Locodol is evilly easy to like. The story of Nanako, a perfectly ordinary high-school girl who gets bamboozled by her desperate uncle into promoting her hometown as a local idol (“Locodol”), the series has the rat-a-tat comedic rhythm of a 4-koma comedy (which it is) and the leisurely flow of a carefree small-town slice of life (which it also is). It finds easy good humor in the effortless comedic rapport of its cast, especially in Nanako's tendency to get caught up in the flow of events and her uncle's half-pathetic, half-brilliant attempts to manipulate her into extremely local fame. As the series' human anchor Nanako is suitably quick-witted and hugely sympathetic, while her uncle is plain great and her mother manages to be warm, strong, and drily tight-fisted all at once.

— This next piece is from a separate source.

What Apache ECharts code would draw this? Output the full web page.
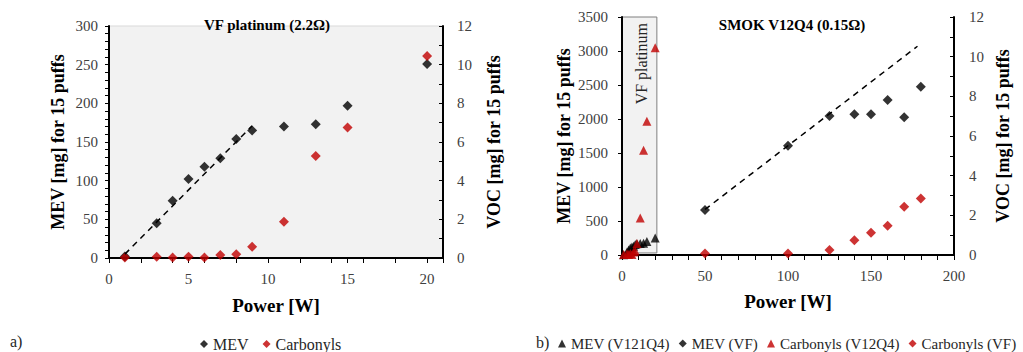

It also helps that Locodol dodges some common idol pitfalls, making no grandiloquent claims about the healing power of manufactured pop singers and draining away all the glitz and popstar ambitions by highlighting how totally two-bit the Locodol gig is (her uncle's operation, put together to promote the local pool, is pulled on the fly from his own rear). Untrustworthy director Munenori Nawa gives the series an appealingly simple look and thankfully keeps the fan-service low-key (but totally effective). He can't seem to ratchet the humor up past a gentle smile, but that's okay. A gentle smile can turn a bad day upside-down.

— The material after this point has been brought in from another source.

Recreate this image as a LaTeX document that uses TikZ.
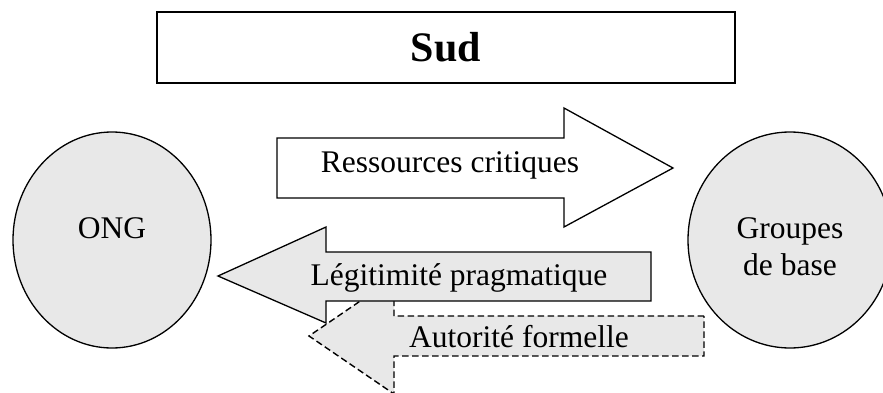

Locodol is currently streaming on Crunchyroll..


Rebecca Silverman

Rating: 2

Review: What is a “Locodol?” It is not, as I had initially conjectured, a crazy doll, but rather a local idol who sings and dances and does other idol things in order to raise awareness of her hometown. So basically Love Live!, but with a whole town instead of a single school. The heroine of this iteration of the high school girl becomes an idol genre is Nana, a young woman who almost immediately comes off as whiny. She wants a bathing suit. Her mother says she can't afford to give her any money. So Nana asks again. And again. And in the morning when the answer is still no, Nana runs off to school crying. The reason Nana wants the new swimsuit is so that she can go to the recently remodeled local pool with her friends and she'll just die if she goes in her school suit. Luckily for Nana, she has a creepy uncle who offers her a totally-not-suspicious job at the pool. He's a local politician who worries about the decline in youth population and he thinks that having a couple of local idols will boost interest in staying in town, or at least in moving to it. Of course, he doesn't tell Nana that this is the job; he just bribes her with a pre-paid bikini. Once she shows up in said suit, she's stuck – the taxpayers have already funded her scraps of cloth. Luckily Nana's not expected to go on stage alone, which is good, because she pretty much crashes and burns until the other girl, Yukari (who knew what she was in for) starts singing the local theme song. So Creepy Uncle gets a pair of locodols, Nanako gets a swimsuit, and we get a new idol anime.

Apart from it's truly gimmicky premise, which somehow feels more false than other idol shows like Love Live! or Wake Up, Girls!, the main issue here is that Nana just isn't all that likable. Yes, she does try hard in school – we're specifically shown that she's the only one who cares about filling in the class book properly – and she does ultimately fulfill her bargain with her uncle, but she whines and cries her way through most of it. Yukari's gentle, big sister demeanor is too obviously a foil for Nana's personality, and really the whole thing just feels trite. We have no reason to want them to succeed, whereas other idol shows do give us that right off.

Visuals are almost entirely in pastels, and credit must be given to whomever it was who decided that every female in the show would have a different body type when wearing a bathing suit. (I even saw one audience member with a real honest-to-goodness stomach!) Animation can be very fluid and beautiful when it wants to be, and the song is appropriately catchy and pleasant to listen to. This isn't really a particularly bad episode, but it also doesn't stand out among the other, better entries into the genre we've seen in the past couple of seasons. It's far too soon to write the whole thing off, but this isn't a terrific start.

Locodol is currently streaming on Crunchyroll.